Didier van Cauwelaert
Casa obscura
Dans La Maison des Lumières, Didier van Cauwelaert se penche sur les tourments de l’amour sur fond de canaux vénitiens. Une expérience surréaliste contée par un auteur se voulant « rêveur invétéré et vivifiant ».
Quel est votre plus beau rêve d’enfant ?
Avoir une vie d’écrivain. J’ai plongé dedans tout de suite, mais il a fallu du temps et de la chance pour que j’y parvienne. Ce rêveur actif est toujours aux commandes de l’homme que je suis. A l’instar du mime Marceau, je préfère garder l’enthousiasme dans l’oeil que de devenir un vieil insupportable.
« L’avantage des rêves, c’est qu’on peut dire ce qu’on pense. »
Est-ce la même chose pour l’écriture ?
A travers la fiction, on peut exprimer ce qu’il est impossible de dire de manière frontale dans la vie. Sinon, on risquerait de blesser quelqu’un. « Je suis un mensonge qui dit la vérité », affirmait Cocteau. Dire « je » à la place d’un autre me permet d’entrer en résonance avec d’autres vies. C’est ma part de vérité la plus construite.

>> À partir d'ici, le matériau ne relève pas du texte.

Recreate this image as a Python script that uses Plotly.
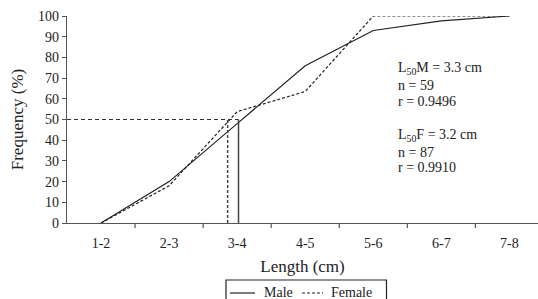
import plotly.graph_objects as go

categories = ["1-2", "2-3", "3-4", "4-5", "5-6", "6-7", "7-8"]
male = [0, 20, 48, 76, 93, 97.6, 100]
female = [0, 18, 53.8, 63.5, 100, 100, 100]
l50_male_pos = 2.02   # 3.3 cm on category scale
l50_female_pos = 1.86  # 3.2 cm on category scale
l50_level = 50
stats_lines = ["L<sub>50</sub>M = 3.3 cm", "n = 59", "r = 0.9496",
               "L<sub>50</sub>F = 3.2 cm", "n = 87", "r = 0.9910"]
stats_pix_y = [68, 85, 102, 135, 152, 168]
series_names = ["Male", "Female"]

FONT = "Liberation Serif, Times New Roman, serif"
L, T, PH, W, H = 67, 16, 207, 538, 299
PW = W - L
SHORT_DASH = "3px,2px"


def px(xp):
    return (xp - L) / PW


def py(yp):
    return (T + PH - yp) / PH


xs = list(range(len(categories)))

fig = go.Figure()
fig.add_trace(go.Scatter(x=xs, y=male, mode="lines", name=series_names[0], showlegend=False,
                         line=dict(color="#222", width=1.2)))
fig.add_trace(go.Scatter(x=xs, y=female, mode="lines", name=series_names[1], showlegend=False,
                         line=dict(color="#222", width=1.2, dash=SHORT_DASH)))

# L50 guides
fig.add_trace(go.Scatter(x=[-0.5, l50_male_pos], y=[l50_level, l50_level], mode="lines",
                         showlegend=False, line=dict(color="#333", width=1.2, dash="4px,3px")))
fig.add_trace(go.Scatter(x=[l50_male_pos, l50_male_pos], y=[0, l50_level], mode="lines",
                         showlegend=False, line=dict(color="#444", width=1.5)))
fig.add_trace(go.Scatter(x=[l50_female_pos, l50_female_pos], y=[0, l50_level], mode="lines",
                         showlegend=False, line=dict(color="#444", width=1.5, dash=SHORT_DASH)))

for txt, yp in zip(stats_lines, stats_pix_y):
    fig.add_annotation(text=txt, xref="paper", yref="paper",
                       x=px(396), y=py(yp),
                       xanchor="left", yanchor="middle", showarrow=False,
                       font=dict(family=FONT, size=14, color="#222"))

# manual legend (box cut by bottom edge as in reference)
fig.add_shape(type="rect", xref="paper", yref="paper",
              x0=px(226), x1=px(386.5), y0=py(280), y1=py(310),
              line=dict(color="#222", width=1.2), fillcolor="rgba(0,0,0,0)")
legend_items = [
    (series_names[0], "solid", 230, 255, 262),
    (series_names[1], SHORT_DASH, 302, 323, 329),
]
for name, dash, x0, x1, tx in legend_items:
    fig.add_shape(type="line", xref="paper", yref="paper",
                  x0=px(x0), x1=px(x1), y0=py(293), y1=py(293),
                  line=dict(color="#222", width=1.2, dash=dash))
    fig.add_annotation(text=name, xref="paper", yref="paper", x=px(tx), y=py(292),
                       xanchor="left", yanchor="middle", showarrow=False,
                       font=dict(family=FONT, size=14, color="#222"))

fig.update_layout(
    width=W, height=H,
    margin=dict(l=L, r=0, t=T, b=H - T - PH, autoexpand=False),
    paper_bgcolor="white", plot_bgcolor="white",
    font=dict(family=FONT, size=14, color="#222"),
    showlegend=False,
    xaxis=dict(range=[-0.5, 6.42], tickmode="array", tickvals=xs, ticktext=categories,
               showline=True, linecolor="#555", linewidth=1.2, showgrid=False,
               zeroline=False, ticks="", automargin=False, ticklabelstandoff=7,
               title=dict(text="Length (cm)", standoff=10)),
    yaxis=dict(range=[0, 100], tickvals=list(range(0, 101, 10)),
               showline=True, linecolor="#555", linewidth=1.2, showgrid=False,
               zeroline=False, ticks="outside", ticklen=4, tickcolor="#555",
               automargin=False,
               title=dict(text="Frequency (%)", standoff=10)),
)

# boundary ticks on x axis (between categories)
for b in range(len(categories)):
    fig.add_shape(type="line", xref="x", yref="paper", x0=b + 0.5, x1=b + 0.5,
                  y0=0, y1=-5 / PH, line=dict(color="#555", width=1.2))

fig.write_html("out.html", config={"displayModeBar": False},
               post_script="document.body.style.margin='0';document.body.style.overflow='hidden';")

Vos écrits flirtent avec la réalité et l’imaginaire ?
Plus qu’un flirt, c’est un aller-retour constant car il n’y a pas de frontière entre les deux. Ecrire est tout sauf une fuite, c’est une façon de se retrouver. Grâce à l’écriture, mon quotidien est plus efficace et agréable. Mais il ne s’agit pas d’un choix simple.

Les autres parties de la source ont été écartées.